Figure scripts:
┄┄┄┄┄┄
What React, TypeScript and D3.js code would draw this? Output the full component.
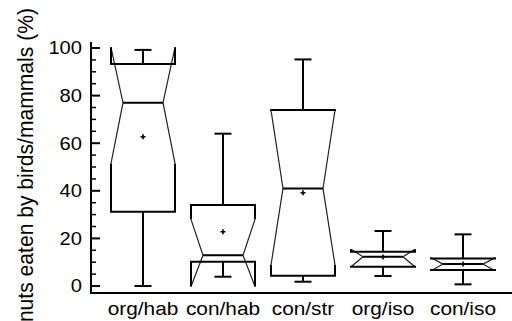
import React from "react";
import * as d3 from "d3";

const categories = ["org/hab", "con/hab", "con/str", "org/iso", "con/iso"];
const whiskerLow = [0, 3.9, 1.8, 4.2, 0.7];
const q1 = [31.2, 10.2, 4.3, 8.1, 6.7];
const median = [77, 12.9, 41, 12.3, 9.2];
const q3 = [93.3, 34, 73.9, 14.4, 11.6];
const whiskerHigh = [99.2, 64, 95.2, 23.1, 21.7];
const notchLow = [51.5, -0.2, 8.8, 8.1, 6.4];
const notchHigh = [100.3, 28, 73.9, 15.4, 11.9];
const means = [62.7, 22.8, 39.2, 12.2, 9.2];
const majorTicks = [0, 20, 40, 60, 80, 100];
const yLabel = "nuts eaten by birds/mammals (%)";

const W = 512;
const H = 321;
const FONT = "'Liberation Sans', Arial, Helvetica, sans-serif";

export default function App() {
  const y = d3.scaleLinear().domain([0, 100]).range([286, 48]);
  const x = d3.scalePoint<string>().domain(categories).range([143, 463]);
  const minorTicks = d3.range(0, 101, 5).filter((v) => v % 20 !== 0);
  const axisX = 91;
  const axisY = 293;
  const boxHalf = 32;
  const notchHalf = 20;
  const capHalf = 8.5;

  return (
    <svg
      width={W}
      height={H}
      style={{ position: "absolute", left: 0, top: 0, background: "#fff" }}
      fontFamily={FONT}
    >
      <rect x={0} y={0} width={W} height={H} fill="#fff" />
      {/* y label */}
      <text
        transform={`translate(33,8) scale(1.04,1) rotate(-90)`}
        textAnchor="end"
        fontSize={21.1}
        fill="#000"
      >
        {yLabel}
      </text>
      {/* axes */}
      <line x1={axisX} x2={axisX} y1={42} y2={axisY + 1} stroke="#000" strokeWidth={2} />
      <line x1={axisX - 1} x2={W} y1={axisY} y2={axisY} stroke="#000" strokeWidth={2} />
      {majorTicks.map((t) => (
        <g key={"M" + t}>
          <line x1={axisX} x2={axisX + 9} y1={y(t)} y2={y(t)} stroke="#000" strokeWidth={2} />
          <text
            transform={`translate(82,${y(t)}) scale(1.15,1)`}
            dy="0.36em"
            textAnchor="end"
            fontSize={17.5}
            fill="#000"
          >
            {t}
          </text>
        </g>
      ))}
      {minorTicks.map((t) => (
        <line key={"m" + t} x1={axisX} x2={axisX + 5} y1={y(t)} y2={y(t)} stroke="#000" strokeWidth={1.5} />
      ))}
      {/* boxes */}
      {categories.map((c, i) => {
        const cx = x(c) as number;
        const L = cx - boxHalf;
        const R = cx + boxHalf;
        const Lm = cx - notchHalf;
        const Rm = cx + notchHalf;
        const yq1 = y(q1[i]);
        const yq3 = y(q3[i]);
        const ym = y(median[i]);
        const ynl = y(notchLow[i]);
        const ynh = y(notchHigh[i]);
        const ym0 = y(means[i]);
        return (
          <g key={c}>
            {/* whiskers */}
            <line x1={cx} x2={cx} y1={yq3} y2={y(whiskerHigh[i])} stroke="#000" strokeWidth={2} />
            <line x1={cx} x2={cx} y1={yq1} y2={y(whiskerLow[i])} stroke="#000" strokeWidth={2} />
            <line x1={cx - capHalf} x2={cx + capHalf} y1={y(whiskerHigh[i])} y2={y(whiskerHigh[i])} stroke="#000" strokeWidth={2} />
            <line x1={cx - capHalf} x2={cx + capHalf} y1={y(whiskerLow[i])} y2={y(whiskerLow[i])} stroke="#000" strokeWidth={2} />
            {/* notch diagonals */}
            <path
              d={`M${L},${ynl}L${Lm},${ym}L${L},${ynh}M${R},${ynl}L${Rm},${ym}L${R},${ynh}`}
              fill="none"
              stroke="#222"
              strokeWidth={1.2}
            />
            {/* notch verticals */}
            <path
              d={`M${L},${yq1}L${L},${ynl}M${R},${yq1}L${R},${ynl}M${L},${yq3}L${L},${ynh}M${R},${yq3}L${R},${ynh}`}
              fill="none"
              stroke="#000"
              strokeWidth={2}
            />
            {/* quartile lines */}
            <line x1={L - 1} x2={R + 1} y1={yq1} y2={yq1} stroke="#000" strokeWidth={2} />
            <line x1={L - 1} x2={R + 1} y1={yq3} y2={yq3} stroke="#000" strokeWidth={2} />
            {/* median */}
            <line x1={Lm} x2={Rm} y1={ym} y2={ym} stroke="#000" strokeWidth={2} />
            {/* mean */}
            <path
              d={`M${cx - 2.5},${ym0}L${cx + 2.5},${ym0}M${cx},${ym0 - 2.5}L${cx},${ym0 + 2.5}`}
              stroke="#000"
              strokeWidth={1.6}
            />
            <text
              transform={`translate(${cx},315) scale(1.12,1)`}
              textAnchor="middle"
              fontSize={18.6}
              fill="#000"
            >
              {c}
            </text>
          </g>
        );
      })}
    </svg>
  );
}
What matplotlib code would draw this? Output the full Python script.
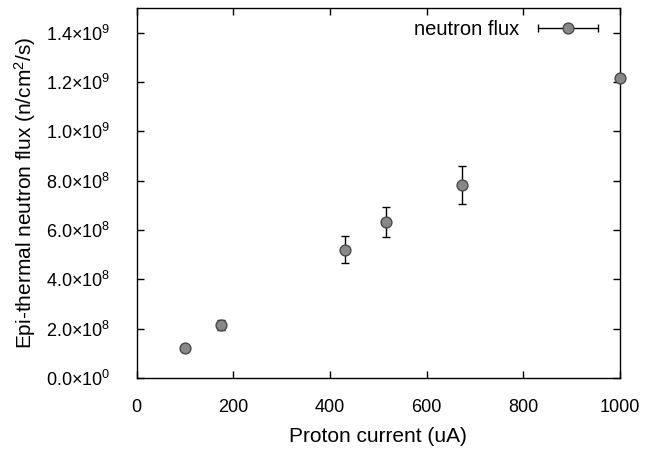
import matplotlib
matplotlib.use("Agg")
import matplotlib.pyplot as plt
import numpy as np
from matplotlib.container import ErrorbarContainer
from matplotlib.legend_handler import HandlerErrorbar
from matplotlib.ticker import FuncFormatter, MultipleLocator

plt.rcParams['font.family'] = ['Liberation Sans', 'DejaVu Sans']
plt.rcParams['mathtext.fontset'] = 'custom'
plt.rcParams['mathtext.rm'] = 'Liberation Sans'
plt.rcParams['mathtext.it'] = 'Liberation Sans:italic'
plt.rcParams['mathtext.bf'] = 'Liberation Sans:bold'

# Data
proton_current = [100, 175, 432, 515, 674, 1000]
neutron_flux = [1.2e8, 2.15e8, 5.2e8, 6.33e8, 7.82e8, 1.216e9]
flux_err = [0.1e8, 0.22e8, 0.54e8, 0.6e8, 0.78e8, 0.0]
x_ticks = [0, 200, 400, 600, 800, 1000]

FS_TICK = 13
FS_LABEL = 15
FS_LEG = 14.5

fig = plt.figure(figsize=(6.58, 4.55), dpi=100)
ax = fig.add_axes([136.5/658, 1-378/455, (620-136.5)/658, (378-8)/455])

eb = ax.errorbar(proton_current, neutron_flux, yerr=flux_err, fmt='o',
                 color='black', ecolor='black', elinewidth=1.0, capsize=3.0,
                 capthick=1.0, markersize=7.8, markerfacecolor='#888888',
                 markeredgecolor='#4a4a4a', markeredgewidth=1.0, clip_on=False,
                 zorder=3)
for a in eb.lines[1]:
    a.set_clip_on(False)
for a in eb.lines[2]:
    a.set_clip_on(False)

ax.set_xlim(0, 1000)
ax.set_ylim(0, 1.5e9)
ax.set_xticks(x_ticks)
ax.yaxis.set_major_locator(MultipleLocator(2e8))


def yfmt(v, pos):
    if v == 0:
        return r'0.0$\times$10$^{0}$'
    e = int(np.floor(np.log10(abs(v))))
    m = v / 10**e
    return r'%.1f$\times$10$^{%d}$' % (m, e)


ax.yaxis.set_major_formatter(FuncFormatter(yfmt))
ax.tick_params(direction='in', length=5, width=1.0, top=True, right=True,
               labelsize=FS_TICK, colors='black')
ax.tick_params(axis='x', pad=15)
ax.tick_params(axis='y', pad=19)
for s in ax.spines.values():
    s.set_linewidth(1.0)

ax.set_xlabel('Proton current (uA)', fontsize=FS_LABEL, labelpad=8)
ax.set_ylabel(r'Epi-thermal neutron flux (n/cm$^{2}$/s)', fontsize=FS_LABEL, labelpad=6)

proxy = ErrorbarContainer((eb.lines[0], eb.lines[1], eb.lines[2]),
                          has_xerr=True, has_yerr=False)
leg = ax.legend([proxy], ['neutron flux'], loc='upper right', frameon=False,
                markerfirst=False, fontsize=FS_LEG, handlelength=3.1,
                borderaxespad=0.2, handletextpad=0.85,
                bbox_to_anchor=(0.982, 1.0),
                handler_map={ErrorbarContainer: HandlerErrorbar(xerr_size=1.5)})

fig.savefig('out.png', dpi=100)
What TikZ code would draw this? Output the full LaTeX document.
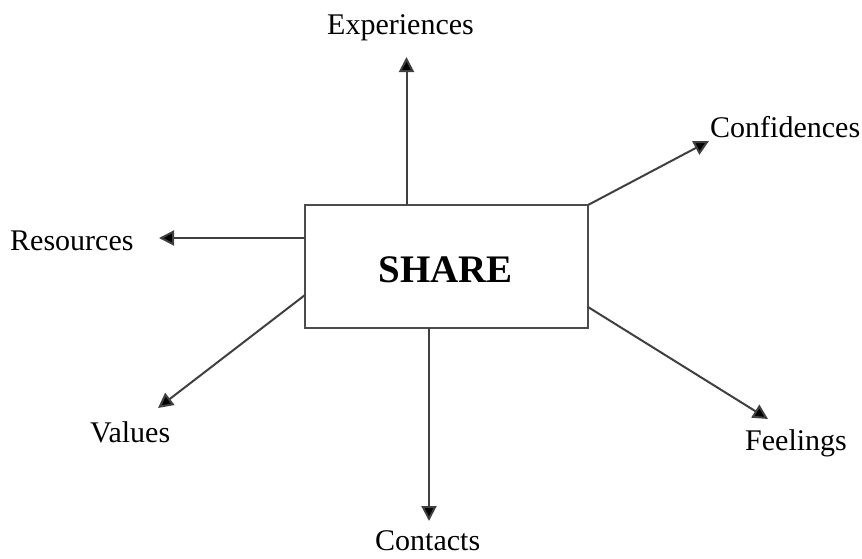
\documentclass[tikz,border=0pt]{standalone}
\usepackage{fontspec}
\setmainfont{Liberation Serif}
\usetikzlibrary{arrows.meta}

\begin{document}
\begin{tikzpicture}[
		x=1pt, y=-1pt,
		% Central box holding the key word
		corebox/.style={draw=black!70, line width=2.5pt, fill=white, minimum width=283pt, minimum height=123pt, inner sep=0pt, outer sep=0pt},
		% Plain text labels at the end of each arrow
		labelstyle/.style={inner sep=0pt, anchor=base west, font=\fontsize{30}{36}\selectfont},
		titlestyle/.style={inner sep=0pt, anchor=base, font=\fontsize{39}{46}\selectfont\bfseries},
		% Connectors with solid triangle heads
		arrowstyle/.style={draw=black!75, line width=2pt, -{Triangle[length=15pt, width=15pt, fill=black]}}
		]
		
		\useasboundingbox (0,0) rectangle (862,558);
		
		% =========================================================================
		% CENTRAL BOX
		% =========================================================================
		\node[corebox] (share) at (446.5,266.5) {};
		\node[titlestyle] (shareText) at (445.5,282) {SHARE};
		
		% =========================================================================
		% LABELS
		% =========================================================================
		\node[labelstyle] (experiences) at (327,34) {Experiences};
		\node[labelstyle] (confidences) at (710,137) {Confidences};
		\node[labelstyle] (resources) at (10,250) {Resources};
		\node[labelstyle] (values) at (90,442) {Values};
		\node[labelstyle] (contacts) at (375,550) {Contacts};
		\node[labelstyle] (feelings) at (745,450) {Feelings};
		
		% Arrow tips, just short of each label
		\coordinate (tipExperiences) at (406.5,57);
		\coordinate (tipConfidences) at (709,141);
		\coordinate (tipResources) at (159,238);
		\coordinate (tipValues) at (158,408);
		\coordinate (tipContacts) at (429,521);
		\coordinate (tipFeelings) at (768,419);
		
		% =========================================================================
		% ARROWS OUT OF THE BOX
		% =========================================================================
		\draw[arrowstyle] ([xshift=-40pt]share.north) -- (tipExperiences);
		\draw[arrowstyle] (share.north east) -- (tipConfidences);
		\draw[arrowstyle] ([yshift=-33pt]share.north west) -- (tipResources);
		\draw[arrowstyle] ([yshift=33pt]share.south west) -- (tipValues);
		\draw[arrowstyle] ([xshift=-17.5pt]share.south) -- (tipContacts);
		\draw[arrowstyle] ([yshift=21pt]share.south east) -- (tipFeelings);
		
	\end{tikzpicture}
\end{document}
┄┄┄┄┄┄
Set problem: Copy the lines above exactly, starting with the line that contains "What matplotlib code" and ending with the line that contains "ax.set_ylabel(r'Epi-thermal neutron flux", and leave out any pictures.

Response to this task:
What matplotlib code would draw this? Output the full Python script.
import matplotlib
matplotlib.use("Agg")
import matplotlib.pyplot as plt
import numpy as np
from matplotlib.container import ErrorbarContainer
from matplotlib.legend_handler import HandlerErrorbar
from matplotlib.ticker import FuncFormatter, MultipleLocator

plt.rcParams['font.family'] = ['Liberation Sans', 'DejaVu Sans']
plt.rcParams['mathtext.fontset'] = 'custom'
plt.rcParams['mathtext.rm'] = 'Liberation Sans'
plt.rcParams['mathtext.it'] = 'Liberation Sans:italic'
plt.rcParams['mathtext.bf'] = 'Liberation Sans:bold'

# Data
proton_current = [100, 175, 432, 515, 674, 1000]
neutron_flux = [1.2e8, 2.15e8, 5.2e8, 6.33e8, 7.82e8, 1.216e9]
flux_err = [0.1e8, 0.22e8, 0.54e8, 0.6e8, 0.78e8, 0.0]
x_ticks = [0, 200, 400, 600, 800, 1000]

FS_TICK = 13
FS_LABEL = 15
FS_LEG = 14.5

fig = plt.figure(figsize=(6.58, 4.55), dpi=100)
ax = fig.add_axes([136.5/658, 1-378/455, (620-136.5)/658, (378-8)/455])

eb = ax.errorbar(proton_current, neutron_flux, yerr=flux_err, fmt='o',
                 color='black', ecolor='black', elinewidth=1.0, capsize=3.0,
                 capthick=1.0, markersize=7.8, markerfacecolor='#888888',
                 markeredgecolor='#4a4a4a', markeredgewidth=1.0, clip_on=False,
                 zorder=3)
for a in eb.lines[1]:
    a.set_clip_on(False)
for a in eb.lines[2]:
    a.set_clip_on(False)

ax.set_xlim(0, 1000)
ax.set_ylim(0, 1.5e9)
ax.set_xticks(x_ticks)
ax.yaxis.set_major_locator(MultipleLocator(2e8))


def yfmt(v, pos):
    if v == 0:
        return r'0.0$\times$10$^{0}$'
    e = int(np.floor(np.log10(abs(v))))
    m = v / 10**e
    return r'%.1f$\times$10$^{%d}$' % (m, e)


ax.yaxis.set_major_formatter(FuncFormatter(yfmt))
ax.tick_params(direction='in', length=5, width=1.0, top=True, right=True,
               labelsize=FS_TICK, colors='black')
ax.tick_params(axis='x', pad=15)
ax.tick_params(axis='y', pad=19)
for s in ax.spines.values():
    s.set_linewidth(1.0)

ax.set_xlabel('Proton current (uA)', fontsize=FS_LABEL, labelpad=8)
ax.set_ylabel(r'Epi-thermal neutron flux (n/cm$^{2}$/s)', fontsize=FS_LABEL, labelpad=6)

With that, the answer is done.